Problem to solve
Leave out every picture. Copy exactly the lines from the one holding "What seaborn and" through the one holding "zorder=3, linewidth=0)".

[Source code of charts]

## Start

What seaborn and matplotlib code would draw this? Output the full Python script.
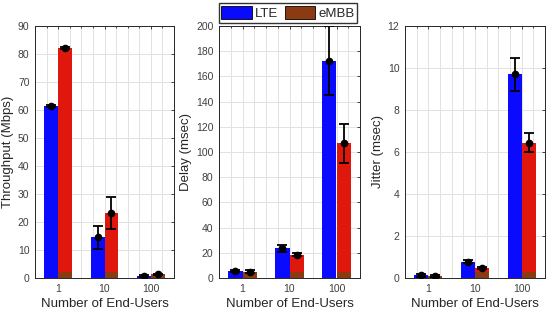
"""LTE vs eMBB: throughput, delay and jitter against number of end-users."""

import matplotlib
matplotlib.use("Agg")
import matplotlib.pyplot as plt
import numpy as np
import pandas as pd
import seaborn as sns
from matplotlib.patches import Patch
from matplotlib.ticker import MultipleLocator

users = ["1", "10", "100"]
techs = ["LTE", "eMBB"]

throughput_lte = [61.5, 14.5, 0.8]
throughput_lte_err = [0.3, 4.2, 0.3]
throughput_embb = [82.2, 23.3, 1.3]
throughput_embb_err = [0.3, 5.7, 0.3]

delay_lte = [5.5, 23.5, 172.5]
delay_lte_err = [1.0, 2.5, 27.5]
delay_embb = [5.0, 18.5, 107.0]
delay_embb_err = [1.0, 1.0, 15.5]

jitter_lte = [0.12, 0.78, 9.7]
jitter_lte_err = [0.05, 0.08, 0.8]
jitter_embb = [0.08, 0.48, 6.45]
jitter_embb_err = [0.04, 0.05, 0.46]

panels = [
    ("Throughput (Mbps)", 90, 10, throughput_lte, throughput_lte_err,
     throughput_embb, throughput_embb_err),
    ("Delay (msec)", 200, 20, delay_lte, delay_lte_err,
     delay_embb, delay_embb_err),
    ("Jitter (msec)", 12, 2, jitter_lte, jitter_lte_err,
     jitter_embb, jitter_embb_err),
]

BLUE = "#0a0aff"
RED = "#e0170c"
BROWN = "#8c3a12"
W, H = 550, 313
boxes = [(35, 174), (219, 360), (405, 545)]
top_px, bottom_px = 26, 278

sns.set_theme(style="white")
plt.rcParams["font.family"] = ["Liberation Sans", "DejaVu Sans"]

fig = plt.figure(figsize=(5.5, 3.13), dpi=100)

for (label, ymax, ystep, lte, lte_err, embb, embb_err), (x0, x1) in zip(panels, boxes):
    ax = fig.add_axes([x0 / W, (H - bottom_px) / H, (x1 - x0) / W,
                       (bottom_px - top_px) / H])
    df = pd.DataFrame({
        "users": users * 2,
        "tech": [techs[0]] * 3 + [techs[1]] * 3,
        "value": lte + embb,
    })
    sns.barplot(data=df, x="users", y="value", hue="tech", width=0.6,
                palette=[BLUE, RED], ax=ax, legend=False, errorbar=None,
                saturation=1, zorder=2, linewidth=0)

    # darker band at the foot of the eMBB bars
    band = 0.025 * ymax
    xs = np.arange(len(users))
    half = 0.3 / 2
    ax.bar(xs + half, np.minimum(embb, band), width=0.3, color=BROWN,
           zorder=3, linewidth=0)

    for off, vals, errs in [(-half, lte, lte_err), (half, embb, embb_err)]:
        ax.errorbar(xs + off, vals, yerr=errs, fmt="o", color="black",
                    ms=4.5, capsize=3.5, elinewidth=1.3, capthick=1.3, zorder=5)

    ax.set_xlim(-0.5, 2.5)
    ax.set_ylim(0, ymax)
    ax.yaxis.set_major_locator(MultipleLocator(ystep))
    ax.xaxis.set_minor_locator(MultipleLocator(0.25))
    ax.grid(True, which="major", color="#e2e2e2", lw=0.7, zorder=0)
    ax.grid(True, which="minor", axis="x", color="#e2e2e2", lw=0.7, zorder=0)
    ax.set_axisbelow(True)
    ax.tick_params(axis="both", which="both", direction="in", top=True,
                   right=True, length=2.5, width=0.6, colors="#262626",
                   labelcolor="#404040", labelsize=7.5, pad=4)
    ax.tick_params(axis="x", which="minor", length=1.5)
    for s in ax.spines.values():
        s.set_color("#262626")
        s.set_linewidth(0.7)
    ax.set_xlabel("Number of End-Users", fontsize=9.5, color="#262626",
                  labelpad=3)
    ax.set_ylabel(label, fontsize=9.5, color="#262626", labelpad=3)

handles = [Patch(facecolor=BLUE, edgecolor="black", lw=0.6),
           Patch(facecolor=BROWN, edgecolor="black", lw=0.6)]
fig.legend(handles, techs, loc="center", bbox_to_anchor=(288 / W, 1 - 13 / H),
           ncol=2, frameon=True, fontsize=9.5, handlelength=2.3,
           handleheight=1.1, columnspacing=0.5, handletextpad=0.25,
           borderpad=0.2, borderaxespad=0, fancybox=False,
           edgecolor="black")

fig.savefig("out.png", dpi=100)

## End
## Start

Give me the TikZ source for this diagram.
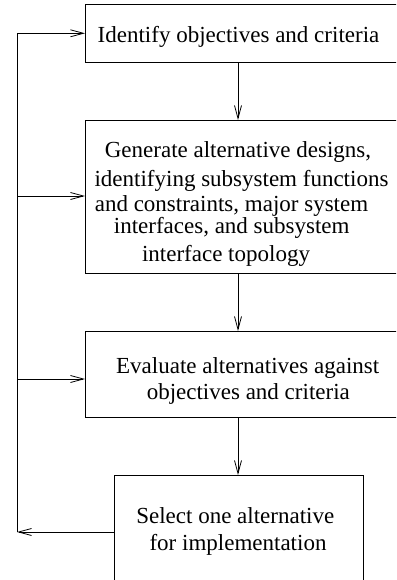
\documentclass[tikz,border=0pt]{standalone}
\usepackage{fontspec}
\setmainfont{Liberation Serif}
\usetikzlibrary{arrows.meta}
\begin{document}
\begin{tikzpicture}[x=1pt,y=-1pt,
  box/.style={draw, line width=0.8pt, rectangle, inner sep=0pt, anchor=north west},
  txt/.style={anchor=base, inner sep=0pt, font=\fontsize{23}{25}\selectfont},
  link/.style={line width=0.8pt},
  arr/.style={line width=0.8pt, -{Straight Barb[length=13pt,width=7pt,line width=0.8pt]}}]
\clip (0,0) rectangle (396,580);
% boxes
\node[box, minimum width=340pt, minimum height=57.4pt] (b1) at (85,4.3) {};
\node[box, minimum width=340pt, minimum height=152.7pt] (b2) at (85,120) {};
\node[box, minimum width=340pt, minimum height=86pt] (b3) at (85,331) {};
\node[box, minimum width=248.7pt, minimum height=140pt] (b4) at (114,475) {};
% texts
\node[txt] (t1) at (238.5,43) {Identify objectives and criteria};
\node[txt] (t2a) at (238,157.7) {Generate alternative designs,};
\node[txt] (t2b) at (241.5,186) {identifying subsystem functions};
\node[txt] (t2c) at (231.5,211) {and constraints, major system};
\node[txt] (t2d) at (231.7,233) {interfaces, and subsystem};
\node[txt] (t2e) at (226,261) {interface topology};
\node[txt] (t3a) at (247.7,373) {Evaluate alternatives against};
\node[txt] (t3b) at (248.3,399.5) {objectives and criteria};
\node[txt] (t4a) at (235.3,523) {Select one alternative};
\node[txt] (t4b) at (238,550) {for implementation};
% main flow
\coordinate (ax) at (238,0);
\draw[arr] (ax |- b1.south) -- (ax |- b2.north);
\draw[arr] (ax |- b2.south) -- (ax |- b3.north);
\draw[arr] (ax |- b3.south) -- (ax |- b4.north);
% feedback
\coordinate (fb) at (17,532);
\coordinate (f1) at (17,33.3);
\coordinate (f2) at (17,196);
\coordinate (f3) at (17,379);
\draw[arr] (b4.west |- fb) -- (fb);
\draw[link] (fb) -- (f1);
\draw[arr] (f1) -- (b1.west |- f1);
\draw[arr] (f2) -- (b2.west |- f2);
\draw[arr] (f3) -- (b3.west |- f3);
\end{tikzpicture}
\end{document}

## End
## Start

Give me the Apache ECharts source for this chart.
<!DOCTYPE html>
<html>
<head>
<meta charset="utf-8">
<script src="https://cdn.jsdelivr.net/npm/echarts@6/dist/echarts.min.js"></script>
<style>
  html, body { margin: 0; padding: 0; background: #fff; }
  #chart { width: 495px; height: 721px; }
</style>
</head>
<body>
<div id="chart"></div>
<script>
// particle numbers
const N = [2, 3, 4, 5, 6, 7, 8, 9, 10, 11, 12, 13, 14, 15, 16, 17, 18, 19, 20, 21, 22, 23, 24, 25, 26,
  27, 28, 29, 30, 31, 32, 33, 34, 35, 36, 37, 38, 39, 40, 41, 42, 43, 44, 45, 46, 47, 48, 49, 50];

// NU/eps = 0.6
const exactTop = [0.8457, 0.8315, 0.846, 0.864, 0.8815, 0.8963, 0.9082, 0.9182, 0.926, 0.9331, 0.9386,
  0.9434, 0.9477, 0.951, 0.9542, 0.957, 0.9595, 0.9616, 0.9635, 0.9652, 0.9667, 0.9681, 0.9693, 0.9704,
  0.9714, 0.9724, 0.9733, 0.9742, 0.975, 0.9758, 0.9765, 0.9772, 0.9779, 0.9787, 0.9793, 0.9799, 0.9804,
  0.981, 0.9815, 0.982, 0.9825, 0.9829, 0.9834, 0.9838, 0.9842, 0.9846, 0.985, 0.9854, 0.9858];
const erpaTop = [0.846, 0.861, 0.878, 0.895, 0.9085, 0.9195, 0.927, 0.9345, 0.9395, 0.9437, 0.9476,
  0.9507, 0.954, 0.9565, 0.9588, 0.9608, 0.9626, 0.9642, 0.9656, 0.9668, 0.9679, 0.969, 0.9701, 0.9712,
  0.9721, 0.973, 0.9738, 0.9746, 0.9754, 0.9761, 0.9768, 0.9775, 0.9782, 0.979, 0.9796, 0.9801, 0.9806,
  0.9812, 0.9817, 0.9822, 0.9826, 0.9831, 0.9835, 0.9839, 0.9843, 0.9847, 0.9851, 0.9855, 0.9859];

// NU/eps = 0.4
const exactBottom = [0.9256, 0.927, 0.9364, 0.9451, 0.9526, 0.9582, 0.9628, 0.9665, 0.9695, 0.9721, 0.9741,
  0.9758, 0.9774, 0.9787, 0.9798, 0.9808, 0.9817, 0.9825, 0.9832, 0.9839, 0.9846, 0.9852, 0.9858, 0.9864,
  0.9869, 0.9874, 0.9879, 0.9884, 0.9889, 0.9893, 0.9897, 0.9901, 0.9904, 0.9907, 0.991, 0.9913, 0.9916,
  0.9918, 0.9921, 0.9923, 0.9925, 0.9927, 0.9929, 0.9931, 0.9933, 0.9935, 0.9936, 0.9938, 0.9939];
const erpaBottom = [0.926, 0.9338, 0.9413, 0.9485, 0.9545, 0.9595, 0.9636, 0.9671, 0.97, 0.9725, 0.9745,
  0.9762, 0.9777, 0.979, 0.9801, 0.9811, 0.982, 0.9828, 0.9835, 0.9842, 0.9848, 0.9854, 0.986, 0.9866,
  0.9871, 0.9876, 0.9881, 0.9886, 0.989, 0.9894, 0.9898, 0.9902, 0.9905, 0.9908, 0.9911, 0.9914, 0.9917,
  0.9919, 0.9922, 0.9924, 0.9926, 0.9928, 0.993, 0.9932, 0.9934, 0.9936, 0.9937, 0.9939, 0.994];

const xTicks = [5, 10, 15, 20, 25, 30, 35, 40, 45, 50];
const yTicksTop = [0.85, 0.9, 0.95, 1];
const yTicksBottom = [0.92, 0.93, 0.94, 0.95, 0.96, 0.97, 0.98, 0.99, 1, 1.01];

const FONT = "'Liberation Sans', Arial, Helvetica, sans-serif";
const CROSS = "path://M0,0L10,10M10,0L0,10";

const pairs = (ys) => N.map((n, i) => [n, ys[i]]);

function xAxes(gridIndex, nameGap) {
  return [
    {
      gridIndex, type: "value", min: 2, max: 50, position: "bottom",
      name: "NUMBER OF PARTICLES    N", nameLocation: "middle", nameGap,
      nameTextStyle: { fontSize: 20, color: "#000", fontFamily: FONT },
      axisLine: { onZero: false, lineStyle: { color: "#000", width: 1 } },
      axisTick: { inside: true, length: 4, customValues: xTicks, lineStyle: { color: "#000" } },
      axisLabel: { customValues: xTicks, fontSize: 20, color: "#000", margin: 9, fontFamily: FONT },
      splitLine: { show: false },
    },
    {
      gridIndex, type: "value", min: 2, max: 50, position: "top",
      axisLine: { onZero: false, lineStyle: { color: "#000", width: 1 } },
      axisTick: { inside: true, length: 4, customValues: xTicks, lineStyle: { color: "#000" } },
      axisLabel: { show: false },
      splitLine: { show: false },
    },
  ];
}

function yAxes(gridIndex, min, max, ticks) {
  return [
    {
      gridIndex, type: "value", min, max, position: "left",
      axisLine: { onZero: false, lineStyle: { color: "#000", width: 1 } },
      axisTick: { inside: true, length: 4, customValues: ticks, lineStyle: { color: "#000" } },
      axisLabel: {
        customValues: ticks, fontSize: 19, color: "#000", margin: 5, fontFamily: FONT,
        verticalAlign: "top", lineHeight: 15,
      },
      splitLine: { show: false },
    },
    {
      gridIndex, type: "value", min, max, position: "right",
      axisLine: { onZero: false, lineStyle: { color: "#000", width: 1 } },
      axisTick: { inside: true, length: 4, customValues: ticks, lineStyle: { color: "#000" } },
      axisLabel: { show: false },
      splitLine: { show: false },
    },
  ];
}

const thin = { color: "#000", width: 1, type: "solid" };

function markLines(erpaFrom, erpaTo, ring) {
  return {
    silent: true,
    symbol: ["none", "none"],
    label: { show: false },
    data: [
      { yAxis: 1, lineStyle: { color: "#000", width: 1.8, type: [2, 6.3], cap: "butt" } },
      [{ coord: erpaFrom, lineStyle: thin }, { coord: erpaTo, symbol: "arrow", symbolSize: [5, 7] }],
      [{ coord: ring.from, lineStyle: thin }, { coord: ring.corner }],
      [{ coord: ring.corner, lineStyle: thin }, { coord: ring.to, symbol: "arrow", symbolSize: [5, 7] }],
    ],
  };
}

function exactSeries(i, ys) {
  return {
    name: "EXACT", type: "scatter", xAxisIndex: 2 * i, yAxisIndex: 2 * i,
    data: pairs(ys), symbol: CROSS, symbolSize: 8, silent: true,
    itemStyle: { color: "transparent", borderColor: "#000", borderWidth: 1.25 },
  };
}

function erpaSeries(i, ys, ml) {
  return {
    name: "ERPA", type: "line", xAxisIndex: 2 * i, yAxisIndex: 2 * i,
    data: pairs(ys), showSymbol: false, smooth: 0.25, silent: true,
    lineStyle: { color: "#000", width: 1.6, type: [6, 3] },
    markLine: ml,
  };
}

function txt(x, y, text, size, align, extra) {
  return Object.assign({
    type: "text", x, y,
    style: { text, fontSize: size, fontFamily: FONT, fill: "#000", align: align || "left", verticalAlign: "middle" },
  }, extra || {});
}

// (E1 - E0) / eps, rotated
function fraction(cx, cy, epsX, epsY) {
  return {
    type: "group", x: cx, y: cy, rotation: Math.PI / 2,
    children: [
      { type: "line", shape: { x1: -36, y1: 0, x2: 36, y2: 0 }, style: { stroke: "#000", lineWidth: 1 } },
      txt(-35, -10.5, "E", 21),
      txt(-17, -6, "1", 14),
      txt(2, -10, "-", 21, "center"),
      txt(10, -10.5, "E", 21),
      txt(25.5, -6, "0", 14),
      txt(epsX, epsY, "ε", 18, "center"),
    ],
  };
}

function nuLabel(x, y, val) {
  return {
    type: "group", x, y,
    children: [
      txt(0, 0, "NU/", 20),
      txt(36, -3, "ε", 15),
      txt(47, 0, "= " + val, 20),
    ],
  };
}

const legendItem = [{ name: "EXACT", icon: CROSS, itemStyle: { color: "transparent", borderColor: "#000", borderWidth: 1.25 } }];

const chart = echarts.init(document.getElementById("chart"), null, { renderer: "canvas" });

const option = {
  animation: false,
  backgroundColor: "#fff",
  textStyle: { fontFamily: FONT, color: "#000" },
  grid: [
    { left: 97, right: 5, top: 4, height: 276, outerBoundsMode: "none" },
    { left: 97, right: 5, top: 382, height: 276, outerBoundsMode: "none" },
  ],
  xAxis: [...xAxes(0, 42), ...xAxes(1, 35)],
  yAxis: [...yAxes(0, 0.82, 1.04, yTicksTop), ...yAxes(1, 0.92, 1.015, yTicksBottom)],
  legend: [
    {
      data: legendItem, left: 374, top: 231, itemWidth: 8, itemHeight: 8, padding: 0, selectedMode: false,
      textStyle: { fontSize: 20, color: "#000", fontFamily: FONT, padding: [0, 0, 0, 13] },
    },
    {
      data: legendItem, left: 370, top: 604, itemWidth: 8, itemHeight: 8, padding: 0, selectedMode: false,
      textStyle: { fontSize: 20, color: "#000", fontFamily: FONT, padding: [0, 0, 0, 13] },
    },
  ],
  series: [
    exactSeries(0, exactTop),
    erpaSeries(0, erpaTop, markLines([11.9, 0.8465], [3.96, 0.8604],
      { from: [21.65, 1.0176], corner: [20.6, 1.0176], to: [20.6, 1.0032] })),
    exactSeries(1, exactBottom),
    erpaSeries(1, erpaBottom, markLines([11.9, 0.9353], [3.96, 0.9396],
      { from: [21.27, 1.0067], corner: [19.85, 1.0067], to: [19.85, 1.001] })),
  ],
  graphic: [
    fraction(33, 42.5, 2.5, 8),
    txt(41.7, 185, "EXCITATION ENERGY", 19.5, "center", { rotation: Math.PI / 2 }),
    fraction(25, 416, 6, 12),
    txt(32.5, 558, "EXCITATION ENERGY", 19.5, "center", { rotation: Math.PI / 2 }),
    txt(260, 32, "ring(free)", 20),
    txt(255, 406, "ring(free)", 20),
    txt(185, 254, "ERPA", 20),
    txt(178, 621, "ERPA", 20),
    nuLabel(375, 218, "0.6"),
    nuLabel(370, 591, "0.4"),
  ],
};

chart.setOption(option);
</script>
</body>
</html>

## End

Response below
What seaborn and matplotlib code would draw this? Output the full Python script.
"""LTE vs eMBB: throughput, delay and jitter against number of end-users."""

import matplotlib
matplotlib.use("Agg")
import matplotlib.pyplot as plt
import numpy as np
import pandas as pd
import seaborn as sns
from matplotlib.patches import Patch
from matplotlib.ticker import MultipleLocator

users = ["1", "10", "100"]
techs = ["LTE", "eMBB"]

throughput_lte = [61.5, 14.5, 0.8]
throughput_lte_err = [0.3, 4.2, 0.3]
throughput_embb = [82.2, 23.3, 1.3]
throughput_embb_err = [0.3, 5.7, 0.3]

delay_lte = [5.5, 23.5, 172.5]
delay_lte_err = [1.0, 2.5, 27.5]
delay_embb = [5.0, 18.5, 107.0]
delay_embb_err = [1.0, 1.0, 15.5]

jitter_lte = [0.12, 0.78, 9.7]
jitter_lte_err = [0.05, 0.08, 0.8]
jitter_embb = [0.08, 0.48, 6.45]
jitter_embb_err = [0.04, 0.05, 0.46]

panels = [
    ("Throughput (Mbps)", 90, 10, throughput_lte, throughput_lte_err,
     throughput_embb, throughput_embb_err),
    ("Delay (msec)", 200, 20, delay_lte, delay_lte_err,
     delay_embb, delay_embb_err),
    ("Jitter (msec)", 12, 2, jitter_lte, jitter_lte_err,
     jitter_embb, jitter_embb_err),
]

BLUE = "#0a0aff"
RED = "#e0170c"
BROWN = "#8c3a12"
W, H = 550, 313
boxes = [(35, 174), (219, 360), (405, 545)]
top_px, bottom_px = 26, 278

sns.set_theme(style="white")
plt.rcParams["font.family"] = ["Liberation Sans", "DejaVu Sans"]

fig = plt.figure(figsize=(5.5, 3.13), dpi=100)

for (label, ymax, ystep, lte, lte_err, embb, embb_err), (x0, x1) in zip(panels, boxes):
    ax = fig.add_axes([x0 / W, (H - bottom_px) / H, (x1 - x0) / W,
                       (bottom_px - top_px) / H])
    df = pd.DataFrame({
        "users": users * 2,
        "tech": [techs[0]] * 3 + [techs[1]] * 3,
        "value": lte + embb,
    })
    sns.barplot(data=df, x="users", y="value", hue="tech", width=0.6,
                palette=[BLUE, RED], ax=ax, legend=False, errorbar=None,
                saturation=1, zorder=2, linewidth=0)

    # darker band at the foot of the eMBB bars
    band = 0.025 * ymax
    xs = np.arange(len(users))
    half = 0.3 / 2
    ax.bar(xs + half, np.minimum(embb, band), width=0.3, color=BROWN,
           zorder=3, linewidth=0)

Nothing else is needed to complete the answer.